Kathryn Schulz: Wrongology In a TED Talk and Book

From Kathryn Schulz, wrongologist:

If we have goals and dreams and we want to do our best, and if we love people and we don’t want to hurt them or lose them, we should feel pain when things go wrong. The point isn’t to live without any regrets, the point is to not hate ourselves for having them…We need to learn to love the flawed, imperfect things that we create, and to forgive ourselves for creating them. Regret doesn’t remind us that we did badly — it reminds us that we know we can do better. 

The inability to experience regret is one of the diagnostic characteristics of sociopaths. 

Journalist Kathryn Schulz has been called the world’s leading “wrongologist.” A book with great reviews and a TED talk seem to back up this distinction.

From the synopsis found on the website of her Being Wrong: Adventures in the Margin of Error (2010):

In Being Wrong, journalist Kathryn Schulz explores why we find it so gratifying to be right and so maddening to be mistaken, and how this attitude toward error corrodes our relationships—whether between family members, colleagues, neighbors, or nations. Along the way, she takes us on a fascinating tour of human fallibility, from wrongful convictions to no-fault divorce, medical mistakes to misadventures at sea, failed prophecies to false memories, ‘I told you so!‘ to ‘Mistakes were made.’ Drawing on thinkers as varied as Augustine, Darwin, Freud, Gertrude Stein, Alan Greenspan, and Groucho Marx, she proposes a new way of looking at wrongness. In this view, error is both a given and a gift – one that can transform our worldviews, our relationships, and, most profoundly, ourselves.

Dwight Garner highlights many noteworthy aspects of Schulz’s book in his review in The New York Times. Some of his points follow (directly quoted from the review):

  • The idea that error can be eradicated, she writes, can lead to frightening and reactionary impulses. (Gulags, purges.)
  • She charts the three stages of our disbelief at other people’s ideas when they differ from our own. (We first assume that they are ignorant, then idiotic, finally evil.)
  • She is epigrammatic. (‘No one plans to end up on the wrong side of history.’)
  • She has gobbled books and culture like Ms. Pac-Man. She’s comfortable with everyone from Jonathan Franzen to Heidegger, and from Pliny the Elder to Beyoncé.
  • Ms. Schulz notes how many of our beliefs are accidents of fate, hinging on things like our places of birth. She is pro argument, pro talking it out. She quotes the comedian Penn Jillette as saying, ‘One of the quickest ways to find out if you are wrong is to state what you believe.’
  • Most of all she is for skepticism. But she also points out that the ability to interrogate our beliefs is (in the words of a writer named William Hirstein), a ‘cognitive luxury.’ It takes time, brains and patience.
  • ‘Error, even though it sometimes feels like despair, is actually much closer in spirit to hope,’ Ms. Schulz writes. ‘We get things wrong because we have an enduring confidence in our own minds; and we face up to that wrongness in the faith that, having learned something, we will get it right next time.’
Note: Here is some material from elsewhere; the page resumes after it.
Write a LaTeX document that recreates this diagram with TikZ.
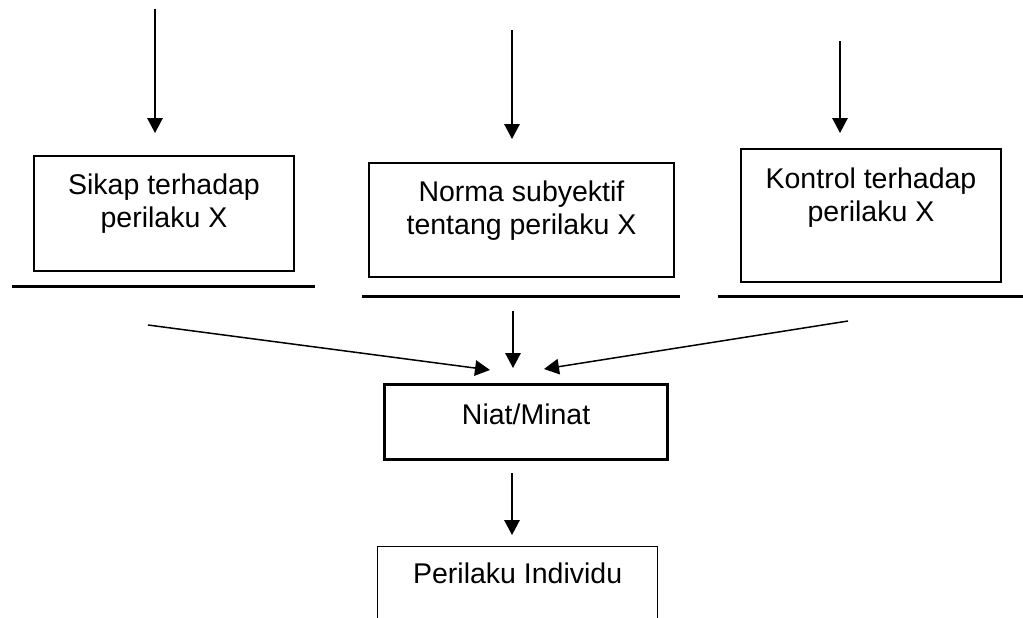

Similarly, Daniel Gilbert, also in The New York Times, gives his own positive critique and a sampling of Schulz:

  • [Schulz is] a warm, witty and welcome presence who confides in her readers rather than lecturing them. It doesn’t hurt that she combines lucid prose with perfect comic timing.
  • For most of us, errors are like cockroaches: we stomp them the moment we see them and then flush the corpse as fast as we can, never pausing to contemplate the intricate design of nature’s great survivor, never asking what it might reveal beyond itself. Schulz is the patient naturalist who carefully examines the nasty little miracles the rest of us so eagerly discard.
  • (S)he suggests that one reason people are so wildly overconfident in the accuracy of their beliefs is that being wrong has no telltale phenomenology. We know what it feels like to have been wrong in the past, perhaps just seconds ago, but not what it feels like to be wrong in the present, because the instant we realize that what we believe is wrong, we no longer believe it. ‘It does feel like something to be wrong,’ she says. ‘It feels like being right.’
  • When Schulz suggests that memory and imagination are essentially forms of error — the perception of events that aren’t actually happening — we wonder what she could be thinking, and why we didn’t think of it first.